## Work required
Omit all pictures. Copy the rest of the material exactly.
* * * * * * * * *
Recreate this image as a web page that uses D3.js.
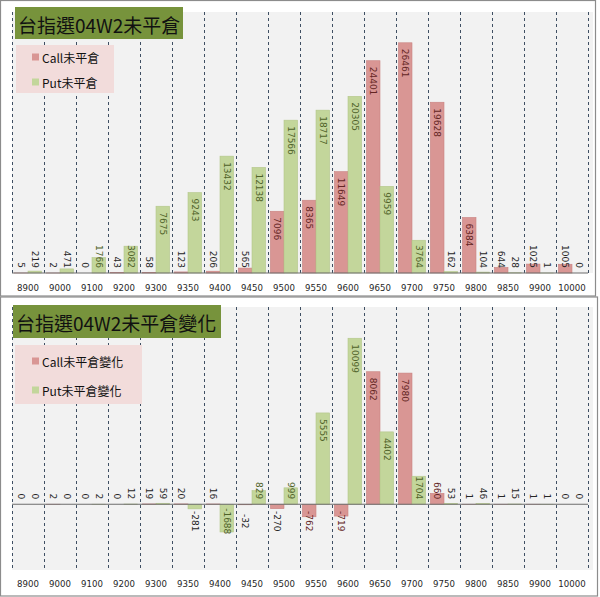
<!DOCTYPE html>
<html>
<head>
<meta charset="utf-8">
<script src="https://cdn.jsdelivr.net/npm/d3@7"></script>
<style>
html,body{margin:0;padding:0;background:#fff;}
svg{display:block;}
</style>
</head>
<body>
<svg id="chart" width="600" height="597"></svg>
<script>
const strikes = ["8900","9000","9100","9200","9300","9350","9400","9450","9500","9550","9600","9650","9700","9750","9800","9850","9900","10000"];
const callOI  = [5,2,0,43,58,123,206,565,7096,8365,11649,24401,26461,19628,6384,644,1025,1005];
const putOI   = [219,471,1766,3082,7675,9243,13432,12138,17566,18717,20305,9959,3764,162,104,28,1,0];
const callChg = [0,2,0,0,19,20,16,-32,-270,-762,-719,8062,7980,660,1,1,1,0];
const putChg  = [0,0,2,12,59,-281,-1688,829,999,5555,10099,4402,1704,53,46,15,1,0];

const panels = [
  {title:"台指選04W2未平倉", names:["Call未平倉","Put未平倉"], call:callOI, put:putOI,
   domain:[0,30000], top:12, bottom:273, axisY:273, frame:[0.5,0.5,595,295.5],
   titleBox:[15,7,168,32], legendBox:[16,45,98,48], legendY:[57,82], tickY:288},
  {title:"台指選04W2未平倉變化", names:["Call未平倉變化","Put未平倉變化"], call:callChg, put:putChg,
   domain:[-4000,12000], top:307, bottom:570, axisY:null, frame:[0.5,297,597,299],
   titleBox:[13,305,208,33], legendBox:[15,345,127,59], legendY:[361,390], tickY:584}
];

const svg = d3.select("#chart");
const cjk = "'Noto Sans CJK TC','Noto Sans CJK SC',sans-serif";
const numFont = "'DejaVu Sans',Verdana,sans-serif";
const callFill = "#d99694", putFill = "#c3d69b";
const callText = "#632523", putText = "#4f6228";

const x = d3.scaleBand().domain(strikes).range([12,588]).paddingInner(0).paddingOuter(0);
const x1 = d3.scaleBand().domain(["call","put"]).range([0,x.bandwidth()]).paddingInner(0).paddingOuter(0.18);

panels.forEach(p => {
  const g = svg.append("g");
  const y = d3.scaleLinear().domain(p.domain).range([p.bottom,p.top]);
  const zero = y(0);

  // frame
  g.append("rect").attr("x",p.frame[0]).attr("y",p.frame[1]).attr("width",p.frame[2]).attr("height",p.frame[3])
    .attr("fill","#fff").attr("stroke","#8c8c8c").attr("stroke-width",1.2);
  // plot bg
  g.append("rect").attr("x",12).attr("y",p.top).attr("width",581).attr("height",p.bottom-p.top).attr("fill","#f2f2f2");

  // dashed gridlines
  const edges = strikes.map(s => x(s)).concat([x(strikes[strikes.length-1]) + x.bandwidth()]);
  g.selectAll(".grid").data(edges).join("line")
    .attr("x1",d=>Math.round(d)+0.5).attr("x2",d=>Math.round(d)+0.5)
    .attr("y1",p.top).attr("y2",p.bottom)
    .attr("stroke","#3f4f63").attr("stroke-width",1).attr("stroke-dasharray","3,3");

  // bars
  const rows = strikes.map((s,i)=>({s, call:p.call[i], put:p.put[i]}));
  ["call","put"].forEach(k => {
    g.selectAll(".bar-"+k).data(rows).join("rect")
      .attr("x", d => x(d.s) + x1(k))
      .attr("width", x1.bandwidth())
      .attr("y", d => Math.min(y(d[k]), zero))
      .attr("height", d => Math.abs(y(d[k]) - zero))
      .attr("fill", k==="call"?callFill:putFill)
      .attr("stroke", k==="call"?"#c98280":"#b3c689").attr("stroke-width",0.6);
  });

  // zero / axis line
  g.append("line").attr("x1",12).attr("x2",588).attr("y1",zero).attr("y2",zero)
    .attr("stroke","#6d6d6d").attr("stroke-width",1.2);

  // labels
  ["call","put"].forEach(k => {
    rows.forEach(d => {
      const v = d[k];
      const cx = x(d.s) + x1(k) + x1.bandwidth()/2;
      const t = g.append("text").text(v)
        .attr("font-family",numFont).attr("font-size","9px")
        .attr("dominant-baseline","central");
      const len = t.node().getComputedTextLength();
      let start, inside;
      if (v >= 0) {
        const top = y(v);
        start = Math.min(top + 6, zero - 5 - len);
        inside = (zero - top) > len * 0.5;
      } else {
        start = zero + 17 - len/2;
        inside = (y(v) - zero) > len * 0.5;
      }
      t.attr("transform",`translate(${cx},${start}) rotate(90)`)
       .attr("fill", inside ? (k==="call"?callText:putText) : "#262626");
    });
  });

  // tick labels
  g.selectAll(".tick").data(strikes).join("text")
    .attr("x", d => x(d) + x.bandwidth()/2).attr("y", p.tickY)
    .attr("text-anchor","middle").attr("dominant-baseline","central")
    .attr("font-family",numFont).attr("font-size","8.6px").attr("fill","#262626")
    .text(d=>d);

  // title
  const tb = p.titleBox;
  g.append("rect").attr("x",tb[0]).attr("y",tb[1]).attr("width",tb[2]).attr("height",tb[3]).attr("fill","#77933c");
  g.append("text").attr("x",tb[0]+3).attr("y",tb[1]+tb[3]/2+1)
    .attr("dominant-baseline","central").attr("font-family",cjk).attr("font-size","19px").attr("fill","#111")
    .text(p.title);

  // legend
  const lb = p.legendBox;
  g.append("rect").attr("x",lb[0]).attr("y",lb[1]).attr("width",lb[2]).attr("height",lb[3]).attr("fill","#f2dcdb");
  [callFill,putFill].forEach((c,i)=>{
    g.append("rect").attr("x",32).attr("y",p.legendY[i]-3.5).attr("width",7).attr("height",7).attr("fill",c);
    g.append("text").attr("x",42).attr("y",p.legendY[i])
      .attr("dominant-baseline","central").attr("font-family",cjk).attr("font-size","12px").attr("fill","#111")
      .text(p.names[i]);
  });
});
</script>
</body>
</html>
* * * * * * * * *
## Answer in full
Recreate this image as a web page that uses D3.js.
<!DOCTYPE html>
<html>
<head>
<meta charset="utf-8">
<script src="https://cdn.jsdelivr.net/npm/d3@7"></script>
<style>
html,body{margin:0;padding:0;background:#fff;}
svg{display:block;}
</style>
</head>
<body>
<svg id="chart" width="600" height="597"></svg>
<script>
const strikes = ["8900","9000","9100","9200","9300","9350","9400","9450","9500","9550","9600","9650","9700","9750","9800","9850","9900","10000"];
const callOI  = [5,2,0,43,58,123,206,565,7096,8365,11649,24401,26461,19628,6384,644,1025,1005];
const putOI   = [219,471,1766,3082,7675,9243,13432,12138,17566,18717,20305,9959,3764,162,104,28,1,0];
const callChg = [0,2,0,0,19,20,16,-32,-270,-762,-719,8062,7980,660,1,1,1,0];
const putChg  = [0,0,2,12,59,-281,-1688,829,999,5555,10099,4402,1704,53,46,15,1,0];

const panels = [
  {title:"台指選04W2未平倉", names:["Call未平倉","Put未平倉"], call:callOI, put:putOI,
   domain:[0,30000], top:12, bottom:273, axisY:273, frame:[0.5,0.5,595,295.5],
   titleBox:[15,7,168,32], legendBox:[16,45,98,48], legendY:[57,82], tickY:288},
  {title:"台指選04W2未平倉變化", names:["Call未平倉變化","Put未平倉變化"], call:callChg, put:putChg,
   domain:[-4000,12000], top:307, bottom:570, axisY:null, frame:[0.5,297,597,299],
   titleBox:[13,305,208,33], legendBox:[15,345,127,59], legendY:[361,390], tickY:584}
];

const svg = d3.select("#chart");
const cjk = "'Noto Sans CJK TC','Noto Sans CJK SC',sans-serif";
const numFont = "'DejaVu Sans',Verdana,sans-serif";
const callFill = "#d99694", putFill = "#c3d69b";
const callText = "#632523", putText = "#4f6228";

const x = d3.scaleBand().domain(strikes).range([12,588]).paddingInner(0).paddingOuter(0);
const x1 = d3.scaleBand().domain(["call","put"]).range([0,x.bandwidth()]).paddingInner(0).paddingOuter(0.18);

panels.forEach(p => {
  const g = svg.append("g");
  const y = d3.scaleLinear().domain(p.domain).range([p.bottom,p.top]);
  const zero = y(0);

  // frame
  g.append("rect").attr("x",p.frame[0]).attr("y",p.frame[1]).attr("width",p.frame[2]).attr("height",p.frame[3])
    .attr("fill","#fff").attr("stroke","#8c8c8c").attr("stroke-width",1.2);
  // plot bg
  g.append("rect").attr("x",12).attr("y",p.top).attr("width",581).attr("height",p.bottom-p.top).attr("fill","#f2f2f2");

  // dashed gridlines
  const edges = strikes.map(s => x(s)).concat([x(strikes[strikes.length-1]) + x.bandwidth()]);
  g.selectAll(".grid").data(edges).join("line")
    .attr("x1",d=>Math.round(d)+0.5).attr("x2",d=>Math.round(d)+0.5)
    .attr("y1",p.top).attr("y2",p.bottom)
    .attr("stroke","#3f4f63").attr("stroke-width",1).attr("stroke-dasharray","3,3");

  // bars
  const rows = strikes.map((s,i)=>({s, call:p.call[i], put:p.put[i]}));
  ["call","put"].forEach(k => {
    g.selectAll(".bar-"+k).data(rows).join("rect")
      .attr("x", d => x(d.s) + x1(k))
      .attr("width", x1.bandwidth())
      .attr("y", d => Math.min(y(d[k]), zero))
      .attr("height", d => Math.abs(y(d[k]) - zero))
      .attr("fill", k==="call"?callFill:putFill)
      .attr("stroke", k==="call"?"#c98280":"#b3c689").attr("stroke-width",0.6);
  });

  // zero / axis line
  g.append("line").attr("x1",12).attr("x2",588).attr("y1",zero).attr("y2",zero)
    .attr("stroke","#6d6d6d").attr("stroke-width",1.2);

  // labels
  ["call","put"].forEach(k => {
    rows.forEach(d => {
      const v = d[k];
      const cx = x(d.s) + x1(k) + x1.bandwidth()/2;
      const t = g.append("text").text(v)
        .attr("font-family",numFont).attr("font-size","9px")
        .attr("dominant-baseline","central");
      const len = t.node().getComputedTextLength();
      let start, inside;
      if (v >= 0) {
        const top = y(v);
        start = Math.min(top + 6, zero - 5 - len);
        inside = (zero - top) > len * 0.5;
      } else {
        start = zero + 17 - len/2;
        inside = (y(v) - zero) > len * 0.5;
      }
      t.attr("transform",`translate(${cx},${start}) rotate(90)`)
       .attr("fill", inside ? (k==="call"?callText:putText) : "#262626");
    });
  });

  // tick labels
  g.selectAll(".tick").data(strikes).join("text")
    .attr("x", d => x(d) + x.bandwidth()/2).attr("y", p.tickY)
    .attr("text-anchor","middle").attr("dominant-baseline","central")
    .attr("font-family",numFont).attr("font-size","8.6px").attr("fill","#262626")
    .text(d=>d);

  // title
  const tb = p.titleBox;
  g.append("rect").attr("x",tb[0]).attr("y",tb[1]).attr("width",tb[2]).attr("height",tb[3]).attr("fill","#77933c");
  g.append("text").attr("x",tb[0]+3).attr("y",tb[1]+tb[3]/2+1)
    .attr("dominant-baseline","central").attr("font-family",cjk).attr("font-size","19px").attr("fill","#111")
    .text(p.title);

  // legend
  const lb = p.legendBox;
  g.append("rect").attr("x",lb[0]).attr("y",lb[1]).attr("width",lb[2]).attr("height",lb[3]).attr("fill","#f2dcdb");
  [callFill,putFill].forEach((c,i)=>{
    g.append("rect").attr("x",32).attr("y",p.legendY[i]-3.5).attr("width",7).attr("height",7).attr("fill",c);
    g.append("text").attr("x",42).attr("y",p.legendY[i])
      .attr("dominant-baseline","central").attr("font-family",cjk).attr("font-size","12px").attr("fill","#111")
      .text(p.names[i]);
  });
});
</script>
</body>
</html>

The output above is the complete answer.